Problem: Look for the line containing "Write the matplotlib code for this chart." and the line containing "import matplotlib.pyplot as plt"; retype them and all lines between, exactly, and leave out the pictures.

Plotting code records
——————
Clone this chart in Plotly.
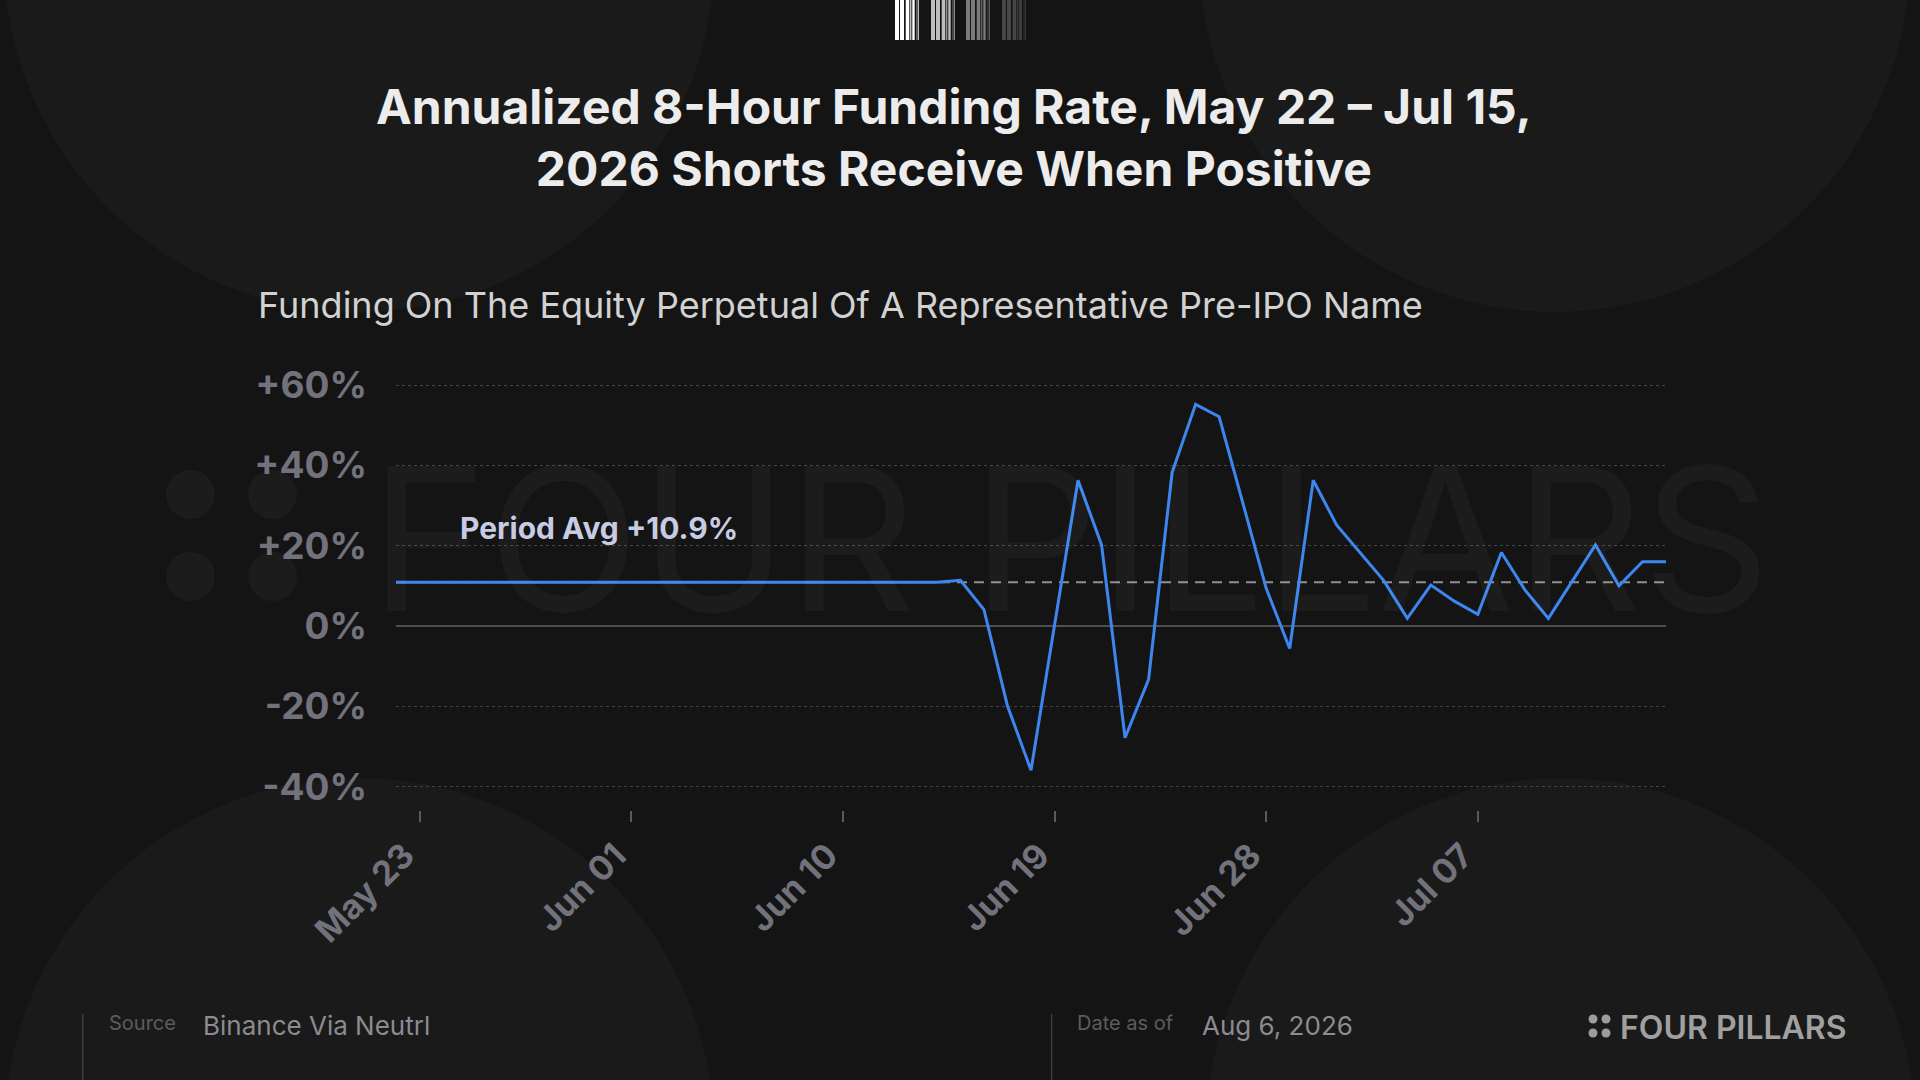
import plotly.graph_objects as go
import pandas as pd

# ---- data ----
start_date = "2026-05-22"
end_date = "2026-07-15"

# annualized 8h funding rate, daily, %
funding = [10.9] * 24 + [
    11.4, 4.1, -19.9, -35.9, 0.2, 36.3, 20.2, -27.8, -13.3, 38.2,
    55.2, 52.1, 30.8, 9.4, -5.6, 36.3, 25.1, 18.3, 11.3, 1.9,
    10.2, 6.2, 2.9, 18.3, 9.0, 1.9, 10.9, 20.2, 10.0, 16.0, 16.0,
]
dates = pd.date_range(start_date, end_date, freq="D")

period_avg = 10.9

x_tick_dates = ["2026-05-23", "2026-06-01", "2026-06-10", "2026-06-19", "2026-06-28", "2026-07-07"]
x_tick_text = ["May 23", "Jun 01", "Jun 10", "Jun 19", "Jun 28", "Jul 07"]
y_tick_vals = [-40, -20, 0, 20, 40, 60]
y_tick_text = ["-40%", "-20%", "0%", "+20%", "+40%", "+60%"]

title_text = "Annualized 8-Hour Funding Rate, May 22 \u2013 Jul 15,<br>2026 Shorts Receive When Positive"
subtitle_text = "Funding On The Equity Perpetual Of A Representative Pre-IPO Name"

# ---- canvas geometry (pixels) ----
W, H = 1920, 1080
ML, MR, MT, MB = 396, 254, 375, 270
PW = W - ML - MR
PH = H - MT - MB

BG = "#141414"
FONT = "Inter, 'Noto Sans', sans-serif"


def px(x):
    return (x - ML) / PW


def py(y):
    return (H - MB - y) / PH


fig = go.Figure()

# period average (dashed)
fig.add_trace(go.Scatter(
    x=[dates[0], dates[-1]], y=[period_avg, period_avg],
    mode="lines", line=dict(color="#8e8e98", width=2, dash="10px,7px"),
    hoverinfo="skip", showlegend=False,
))

# funding line
fig.add_trace(go.Scatter(
    x=dates, y=funding, mode="lines",
    line=dict(color="#3d86f0", width=3),
    showlegend=False,
    hovertemplate="%{x|%b %d}: %{y:+.1f}%<extra></extra>",
))

shapes = []

# background circles
for cx, cy in [(359, -43), (1555, -43), (359, 1133), (1561, 1133)]:
    r = 355
    shapes.append(dict(type="circle", xref="paper", yref="paper", layer="below",
                       x0=px(cx - r), x1=px(cx + r), y0=py(cy + r), y1=py(cy - r),
                       fillcolor="#1a1a1a", line=dict(width=0)))

# watermark dots
for cx, cy in [(190.5, 494.5), (272.5, 494.5), (190.5, 576.5), (272.5, 576.5)]:
    r = 24.5
    shapes.append(dict(type="circle", xref="paper", yref="paper", layer="below",
                       x0=px(cx - r), x1=px(cx + r), y0=py(cy + r), y1=py(cy - r),
                       fillcolor="#1c1c1c", line=dict(width=0)))

# barcode mark at top
stripes = [(0, 4), (5, 9), (10.7, 14.3), (15.3, 16.3), (17.3, 19.7), (21.7, 22.3), (23.3, 24)]
for gx, col in [(895, "#ffffff"), (931, "#bdbdbd"), (966, "#7a7a7a"), (1002, "#464646")]:
    for a, b in stripes:
        shapes.append(dict(type="rect", xref="paper", yref="paper",
                           x0=px(gx + a), x1=px(gx + b), y0=py(40), y1=py(0),
                           fillcolor=col, line=dict(width=0)))

# footer separators
for lx in [82.7, 1051.6]:
    shapes.append(dict(type="line", xref="paper", yref="paper",
                       x0=px(lx), x1=px(lx), y0=py(1014), y1=py(1080),
                       line=dict(color="#3c3c3c", width=1.5)))

# footer logo dots
for cx, cy in [(1593, 1019), (1606, 1019), (1593, 1033), (1606, 1033)]:
    r = 4.5
    shapes.append(dict(type="circle", xref="paper", yref="paper",
                       x0=px(cx - r), x1=px(cx + r), y0=py(cy + r), y1=py(cy - r),
                       fillcolor="#9c9c9c", line=dict(width=0)))

annotations = [
    # watermark
    dict(text="FOUR PILLARS", x=px(368), y=py(538), xanchor="left", yanchor="middle",
         font=dict(family=FONT, size=199, color="rgba(255,255,255,0.035)")),
    # title
    dict(text=title_text, x=px(954), y=py(137), xanchor="center", yanchor="middle",
         font=dict(family=FONT, size=48, color="#ececec", weight=700)),
    # subtitle
    dict(text=subtitle_text, x=px(256), y=py(305), xanchor="left", yanchor="middle",
         font=dict(family=FONT, size=36, color="#d2d2d2")),
    # average label
    dict(text="Period Avg +10.9%", x=px(458), y=py(528), xanchor="left", yanchor="middle",
         font=dict(family=FONT, size=30, color="#c8cce2", weight=700)),
    # footer
    dict(text="Source", x=px(107), y=py(1023), xanchor="left", yanchor="middle",
         font=dict(family=FONT, size=20, color="#5c5c5c")),
    dict(text="Binance Via Neutrl", x=px(201), y=py(1025), xanchor="left", yanchor="middle",
         font=dict(family=FONT, size=26, color="#8b8b90")),
    dict(text="Date as of", x=px(1075), y=py(1023), xanchor="left", yanchor="middle",
         font=dict(family=FONT, size=20, color="#5c5c5c")),
    dict(text="Aug 6, 2026", x=px(1200), y=py(1025), xanchor="left", yanchor="middle",
         font=dict(family=FONT, size=26, color="#8b8b90")),
    dict(text="FOUR PILLARS", x=px(1618), y=py(1027), xanchor="left", yanchor="middle",
         font=dict(family=FONT, size=32, color="#a0a0a0", weight=600)),
]
for a in annotations:
    a.update(xref="paper", yref="paper", showarrow=False)

fig.update_layout(
    width=W, height=H,
    margin=dict(l=ML, r=MR, t=MT, b=MB),
    paper_bgcolor=BG, plot_bgcolor="rgba(0,0,0,0)",
    shapes=shapes, annotations=annotations,
    showlegend=False,
    font=dict(family=FONT),
)

fig.update_xaxes(
    range=[dates[0], dates[-1]],
    tickvals=pd.to_datetime(x_tick_dates), ticktext=x_tick_text,
    tickangle=-45, showgrid=False, showline=False, zeroline=False,
    ticks="outside", ticklen=11, tickwidth=1.5, tickcolor="#5a5a5a",
    ticklabelstandoff=0, ticklabelshift=-15,
    tickfont=dict(family=FONT, size=34, color="#72727c", weight=700),
)

fig.update_yaxes(
    range=[-45.8, 62.5],
    tickvals=y_tick_vals, ticktext=y_tick_text,
    showgrid=True, gridcolor="#444444", gridwidth=1, griddash="3px,3px",
    zeroline=True, zerolinecolor="#4e4e4e", zerolinewidth=1.5,
    showline=False, ticks="", ticklabelstandoff=28,
    tickfont=dict(family=FONT, size=37, color="#72727c", weight=700),
)

fig.write_html("out.html", config={"displayModeBar": False},
               post_script="document.body.style.margin='0';document.body.style.background='#141414';")
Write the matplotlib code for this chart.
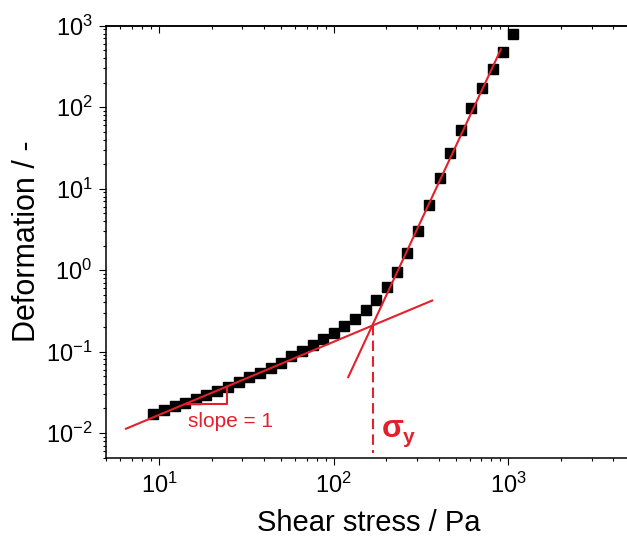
import matplotlib
matplotlib.use('Agg')
import matplotlib.pyplot as plt

# measured points: shear stress (Pa) vs deformation (-)
stress = [9.28, 10.7, 12.3, 14.15, 16.35, 18.58, 21.5, 24.8, 28.7, 32.7,
          37.8, 43.6, 49.7, 57.2, 65.9, 75.8, 86.9, 100.4, 114.6, 132.5,
          152.5, 174, 201, 232, 263.6, 304.7, 352.2, 405.6, 463, 535,
          608, 703, 813, 927, 1067]
deformation = [0.0172, 0.0189, 0.0214, 0.0233, 0.0263, 0.0294, 0.0332, 0.0372, 0.0417, 0.048,
               0.0552, 0.063, 0.0733, 0.0869, 0.101, 0.120, 0.143, 0.171, 0.208, 0.254,
               0.325, 0.431, 0.628, 0.959, 1.61, 3.05, 6.37, 13.6, 27.4, 52.5,
               98.6, 172, 297, 475, 798]

# fitted lines (end points)
fit_low_x = [6.47, 366.6]
fit_low_y = [0.01127, 0.4226]
fit_high_x = [121.2, 907]
fit_high_y = [0.0485, 513]

# yield stress and slope triangle
sigma_y = 167.2
sigma_y_def = 0.211
triangle_x = [14.5, 24.5, 24.5]
triangle_y = [0.02264, 0.02264, 0.0372]

red = '#e3202b'

plt.rcParams['font.family'] = ['Liberation Sans', 'DejaVu Sans']
plt.rcParams['axes.unicode_minus'] = False

fig = plt.figure(figsize=(6.27, 5.42), dpi=100)
ax = fig.add_axes([0.1697, 0.1559, 0.8357, 0.7967])

ax.plot(stress, deformation, 's', color='black', markersize=7.5, zorder=3)
ax.plot(fit_low_x, fit_low_y, color=red, linewidth=1.5, zorder=4)
ax.plot(fit_high_x, fit_high_y, color=red, linewidth=1.5, zorder=4)
ax.plot(triangle_x, triangle_y, color=red, linewidth=1.5, zorder=4)
ax.plot([sigma_y, sigma_y], [sigma_y_def, 0.0057], color=red, linewidth=1.5,
        dashes=(5, 2.5), zorder=4)

ax.text(14.65, 0.0119, 'slope = 1', color=red, fontsize=15, ha='left', va='baseline')
ax.text(188, 0.00891, '\u03c3', color=red, fontsize=23, fontweight='bold',
        ha='left', va='baseline')
ax.text(250, 0.00759, 'y', color=red, fontsize=15, fontweight='bold',
        ha='left', va='baseline')

ax.set_xscale('log')
ax.set_yscale('log')
ax.set_xlim(5, 5000)
ax.set_ylim(0.005, 1000)

for s in ax.spines.values():
    s.set_linewidth(1.1)
ax.tick_params(which='both', direction='out', width=0.8, labelsize=17,
               top=False, right=False)
ax.tick_params(which='major', length=5)
ax.tick_params(which='minor', length=2.5)
ax.tick_params(axis='x', pad=6)
ax.tick_params(axis='y', pad=5)

top = ax.secondary_xaxis('top')
top.tick_params(which='both', direction='in', width=0.8, labeltop=False)
top.tick_params(which='major', length=5)
top.tick_params(which='minor', length=2.5)
top.spines['top'].set_linewidth(1.1)

right = ax.secondary_yaxis('right')
right.tick_params(which='major', direction='in', width=0.8, length=2.5, labelright=False)
right.tick_params(which='minor', length=0)

ax.set_xlabel('Shear stress / Pa', fontsize=21, labelpad=8)
ax.set_ylabel('Deformation / -', fontsize=22, labelpad=3)

fig.savefig('out.png', dpi=100)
——————
Response:
Write the matplotlib code for this chart.
import matplotlib
matplotlib.use('Agg')
import matplotlib.pyplot as plt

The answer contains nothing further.